Plotting code records
.....

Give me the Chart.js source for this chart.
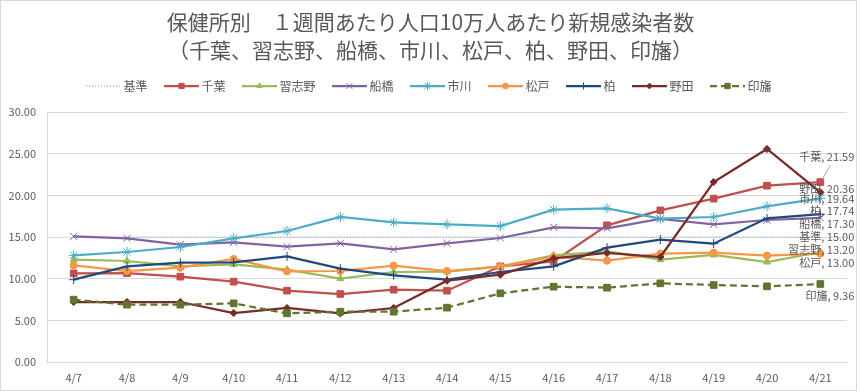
<!doctype html>
<html lang="ja">
<head>
<meta charset="utf-8">
<title>保健所別 新規感染者数</title>
<script src="https://cdn.jsdelivr.net/npm/chart.js"></script>
<style>
    html, body { margin: 0; padding: 0; background: #fff; }
    #wrap { width: 861px; height: 392px; }
</style>
</head>
<body>
<div id="wrap"><canvas id="myChart"></canvas></div>
<script>
    // data
    const days = ['4/7', '4/8', '4/9', '4/10', '4/11', '4/12', '4/13', '4/14', '4/15', '4/16', '4/17', '4/18', '4/19', '4/20', '4/21'];
    const kijun     = [15, 15, 15, 15, 15, 15, 15, 15, 15, 15, 15, 15, 15, 15, 15];
    const chiba     = [10.63, 10.67, 10.24, 9.64, 8.56, 8.16, 8.68, 8.56, 11.48, 12.08, 16.40, 18.20, 19.60, 21.16, 21.59];
    const narashino = [12.28, 12.12, 11.48, 11.72, 11.08, 10.00, 10.80, 10.84, 11.48, 12.80, 13.28, 12.28, 12.84, 12.00, 13.20];
    const funabashi = [15.08, 14.84, 14.08, 14.36, 13.84, 14.24, 13.52, 14.24, 14.88, 16.16, 16.04, 17.16, 16.52, 17.04, 17.30];
    const ichikawa  = [12.80, 13.20, 13.80, 14.84, 15.72, 17.40, 16.76, 16.52, 16.32, 18.28, 18.44, 17.20, 17.40, 18.68, 19.64];
    const matsudo   = [11.60, 10.92, 11.32, 12.36, 10.88, 10.92, 11.56, 10.92, 11.44, 12.64, 12.16, 13.00, 13.12, 12.76, 13.00];
    const kashiwa   = [9.88, 11.48, 11.92, 11.96, 12.68, 11.20, 10.40, 9.88, 10.80, 11.48, 13.72, 14.68, 14.20, 17.24, 17.74];
    const noda      = [7.20, 7.20, 7.20, 5.88, 6.48, 5.84, 6.48, 9.76, 10.48, 12.44, 13.08, 12.60, 21.60, 25.56, 20.36];
    const inba      = [7.48, 6.88, 6.88, 7.04, 5.84, 6.04, 6.04, 6.52, 8.24, 9.04, 8.92, 9.44, 9.24, 9.08, 9.36];

    const titleLines = ['保健所別　１週間あたり人口10万人あたり新規感染者数', '（千葉、習志野、船橋、市川、松戸、柏、野田、印旛）'];

    Chart.defaults.font.family = '"Noto Sans CJK JP", "Noto Sans", sans-serif';
    Chart.defaults.color = '#595959';

    // series: label, data, color, marker, radius, dash
    const series = [
        ['基準', kijun, '#8497B0', false, 0, [1, 2]],
        ['千葉', chiba, '#C0504D', 'rect', 4.7, []],
        ['習志野', narashino, '#9BBB59', 'triangle', 4, []],
        ['船橋', funabashi, '#8064A2', 'crossRot', 5, []],
        ['市川', ichikawa, '#4BACC6', 'star', 5, []],
        ['松戸', matsudo, '#F79646', 'circle', 3.6, []],
        ['柏', kashiwa, '#1F497D', 'cross', 4.5, []],
        ['野田', noda, '#772C2A', 'rectRot', 3.6, []],
        ['印旛', inba, '#5F7530', 'rect', 4.7, [7, 4]]
    ];

    function legendIcon(s) {
        const c = document.createElement('canvas');
        c.width = 35;
        c.height = 12;
        const g = c.getContext('2d');
        g.strokeStyle = s[2];
        g.fillStyle = s[2];
        g.lineWidth = s[3] ? 2.25 : 1;
        g.setLineDash(s[5]);
        g.beginPath();
        g.moveTo(0, 6);
        g.lineTo(35, 6);
        g.stroke();
        g.setLineDash([]);
        if (s[3]) {
            g.lineWidth = 1;
            Chart.helpers.drawPoint(g, {pointStyle: s[3], radius: s[4] * 0.8, rotation: 0, borderWidth: 1}, 17.5, 6);
        }
        return c;
    }

    const icons = series.map(legendIcon);

    const datasets = series.map((s, i) => ({
        label: s[0],
        data: s[1],
        borderColor: s[2],
        backgroundColor: s[2],
        borderWidth: s[3] ? 2.25 : 1,
        borderDash: s[5],
        pointStyle: s[3] || 'circle',
        pointRadius: s[3] ? s[4] : 0,
        pointHoverRadius: s[3] ? s[4] : 0,
        pointBorderWidth: 1,
        tension: 0,
        order: series.length - i
    }));

    // end-of-line labels, vertical nudges like the original
    const labelNudge = [0, -25, -2.4, 6, 0, 9, -3.5, -3.4, 12];
    const endLabels = {
        id: 'endLabels',
        afterDatasetsDraw(chart) {
            const ctx = chart.ctx;
            ctx.save();
            ctx.font = '11px "Noto Sans CJK JP"';
            ctx.fillStyle = '#595959';
            ctx.textAlign = 'right';
            ctx.textBaseline = 'middle';
            chart.data.datasets.forEach((ds, i) => {
                const meta = chart.getDatasetMeta(i);
                const pt = meta.data[meta.data.length - 1];
                const v = ds.data[ds.data.length - 1];
                ctx.fillText(ds.label + ', ' + v.toFixed(2), pt.x + 34, pt.y + labelNudge[i]);
                if (i === 1) {
                    ctx.strokeStyle = '#a6a6a6';
                    ctx.lineWidth = 1;
                    ctx.beginPath();
                    ctx.moveTo(pt.x + 10, pt.y - 17);
                    ctx.lineTo(pt.x + 2, pt.y - 3);
                    ctx.stroke();
                }
            });
            ctx.restore();
        }
    };

    const frame = {
        id: 'frame',
        beforeInit(chart) {
            const fit = chart.legend.fit;
            chart.legend.fit = function () {
                fit.bind(chart.legend)();
                this.height += 10;
            };
        },
        afterDraw(chart) {
            const ctx = chart.ctx;
            ctx.save();
            ctx.strokeStyle = '#d9d9d9';
            ctx.lineWidth = 1;
            ctx.strokeRect(0.5, 0.5, 856, 390);
            ctx.restore();
        }
    };

    new Chart(document.getElementById('myChart'), {
        type: 'line',
        data: {labels: days, datasets: datasets},
        plugins: [endLabels, frame],
        options: {
            responsive: true,
            maintainAspectRatio: false,
            animation: false,
            layout: {padding: 0},
            plugins: {
                title: {
                    display: true,
                    text: titleLines,
                    color: '#595959',
                    font: {size: 21, weight: 'normal', lineHeight: 28 / 21},
                    padding: {top: 8, bottom: -4}
                },
                legend: {
                    position: 'top',
                    labels: {
                        usePointStyle: true,
                        pointStyleWidth: 28,
                        padding: 20,
                        color: '#595959',
                        font: {size: 12},
                        sort: (a, b) => a.datasetIndex - b.datasetIndex,
                        generateLabels(chart) {
                            const items = Chart.defaults.plugins.legend.labels.generateLabels(chart);
                            items.forEach(it => { it.pointStyle = icons[it.datasetIndex]; });
                            return items;
                        }
                    }
                },
                tooltip: {enabled: false}
            },
            scales: {
                x: {
                    offset: true,
                    grid: {display: false, drawTicks: false},
                    border: {display: true, color: '#d9d9d9'},
                    ticks: {color: '#595959', font: {size: 11}, padding: 9, maxRotation: 0, autoSkip: false},
                    afterFit(scale) { scale.height = 30; }
                },
                y: {
                    min: 0,
                    max: 30,
                    grid: {color: '#d9d9d9', drawTicks: false},
                    border: {display: true, color: '#d9d9d9'},
                    ticks: {stepSize: 5, color: '#595959', font: {size: 11}, padding: 11,
                        callback: v => v.toFixed(2)},
                    afterFit(scale) { scale.width = 47; }
                },
                y2: {
                    position: 'right',
                    grid: {display: false},
                    border: {display: false},
                    ticks: {display: false},
                    afterFit(scale) { scale.width = 14; }
                }
            }
        }
    });
</script>
</body>
</html>
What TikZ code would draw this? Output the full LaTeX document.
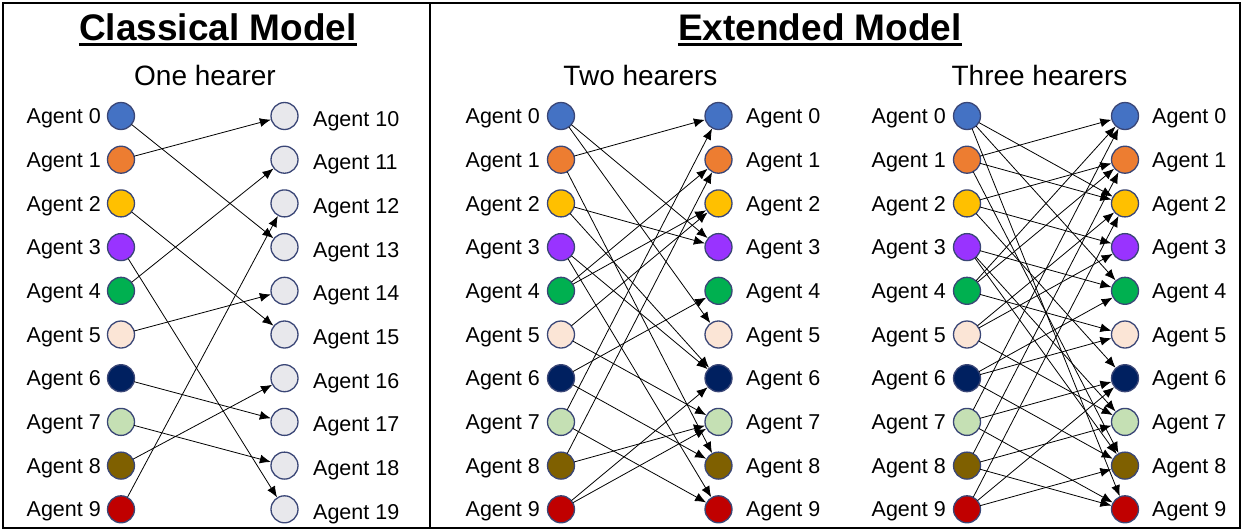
\documentclass[tikz,border=0pt]{standalone}
\usepackage{fontspec}
\setmainfont{Liberation Sans}
\usetikzlibrary{arrows.meta}
\definecolor{c0}{RGB}{68,114,196}
\definecolor{c1}{RGB}{237,125,49}
\definecolor{c2}{RGB}{255,192,0}
\definecolor{c3}{RGB}{153,51,255}
\definecolor{c4}{RGB}{0,176,80}
\definecolor{c5}{RGB}{251,229,214}
\definecolor{c6}{RGB}{0,32,96}
\definecolor{c7}{RGB}{197,224,180}
\definecolor{c8}{RGB}{127,96,0}
\definecolor{c9}{RGB}{192,0,0}
\definecolor{cg}{RGB}{232,232,236}
\definecolor{bord}{RGB}{58,70,118}
\begin{document}
\begin{tikzpicture}[x=1pt,y=-1pt,
  ag/.style={circle,draw=bord,line width=1.3pt,minimum size=27pt,inner sep=0pt},
  lab/.style={font=\fontsize{21.5}{24}\selectfont,inner sep=0pt},
  ttl/.style={font=\fontsize{37}{40}\selectfont\bfseries,inner sep=0pt},
  sub/.style={font=\fontsize{28}{30}\selectfont,inner sep=0pt},
  conn/.style={line width=0.8pt,-{Latex[length=11pt,width=9pt]},shorten <=-0.5pt}]
\useasboundingbox (0,0) rectangle (1243,531);
\draw[line width=2pt] (3,3) rectangle (1240,528);
\draw[line width=2pt] (430,3) -- (430,528);
% titles
\node[ttl,anchor=base] (t1) at (218,40) {Classical Model};
\draw[line width=3.2pt] ([yshift=-4.3pt]t1.base west) -- ([yshift=-4.3pt]t1.base east);
\node[ttl,anchor=base] (t2) at (820,40) {Extended Model};
\draw[line width=3.2pt] ([yshift=-4.3pt]t2.base west) -- ([yshift=-4.3pt]t2.base east);
\node[sub,anchor=base] (s1) at (205,85) {One hearer};
\node[sub,anchor=base] (s2) at (640.5,85) {Two hearers};
\node[sub,anchor=base] (s3) at (1039.5,85) {Three hearers};
% nodes
\foreach \i in {0,...,9}{
  \pgfmathsetmacro{\yy}{116+43.7*\i}
  % classical
  \node[ag,fill=c\i] (cL\i) at (121,\yy) {};
  \node[lab,anchor=base east] (cLt\i) at (101,\yy+7.6) {Agent \i};
  \node[ag,fill=cg] (cR\i) at (284.5,\yy) {};
  \node[lab,anchor=base west] (cRt\i) at (313,\yy+10) {Agent 1\i};
  % two hearers
  \node[ag,fill=c\i] (tL\i) at (561,\yy) {};
  \node[lab,anchor=base east] (tLt\i) at (540,\yy+7.6) {Agent \i};
  \node[ag,fill=c\i] (tR\i) at (718.5,\yy) {};
  \node[lab,anchor=base west] (tRt\i) at (746,\yy+7.6) {Agent \i};
  % three hearers
  \node[ag,fill=c\i] (hL\i) at (967,\yy) {};
  \node[lab,anchor=base east] (hLt\i) at (946,\yy+7.6) {Agent \i};
  \node[ag,fill=c\i] (hR\i) at (1125,\yy) {};
  \node[lab,anchor=base west] (hRt\i) at (1152,\yy+7.6) {Agent \i};
}
% classical edges
\foreach \a/\b in {0/3,1/0,2/5,3/9,4/1,5/4,6/7,7/8,8/6,9/2}
  \draw[conn] (cL\a) -- (cR\b);
% two hearers edges
\foreach \a/\b in {0/3,0/5,1/0,1/8,2/3,2/6,3/6,3/9,4/1,4/2,5/2,5/7,6/4,6/8,7/0,7/9,8/1,8/7,9/6,9/7}
  \draw[conn] (tL\a) -- (tR\b);
% three hearers edges
\foreach \a/\b in {0/2,0/4,0/9,1/0,1/2,1/8,2/1,2/3,2/6,3/4,3/7,3/8,4/0,4/1,4/5,5/2,5/3,5/7,6/5,6/4,6/8,7/6,7/0,7/9,8/7,8/9,8/1,9/6,9/8,9/2}
  \draw[conn] (hL\a) -- (hR\b);
\end{tikzpicture}
\end{document}
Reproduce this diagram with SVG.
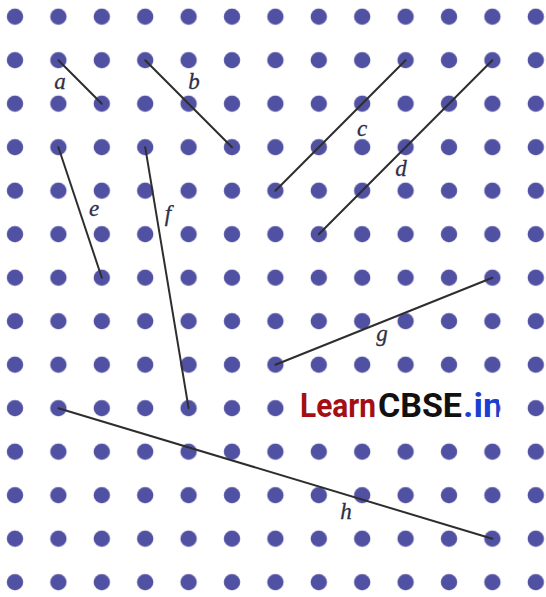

.....

Goal: All lines above with "this" in them should be returned.

Worked answer:
Give me the Chart.js source for this chart.
                this.height += 10;
What TikZ code would draw this? Output the full LaTeX document.
Reproduce this diagram with SVG.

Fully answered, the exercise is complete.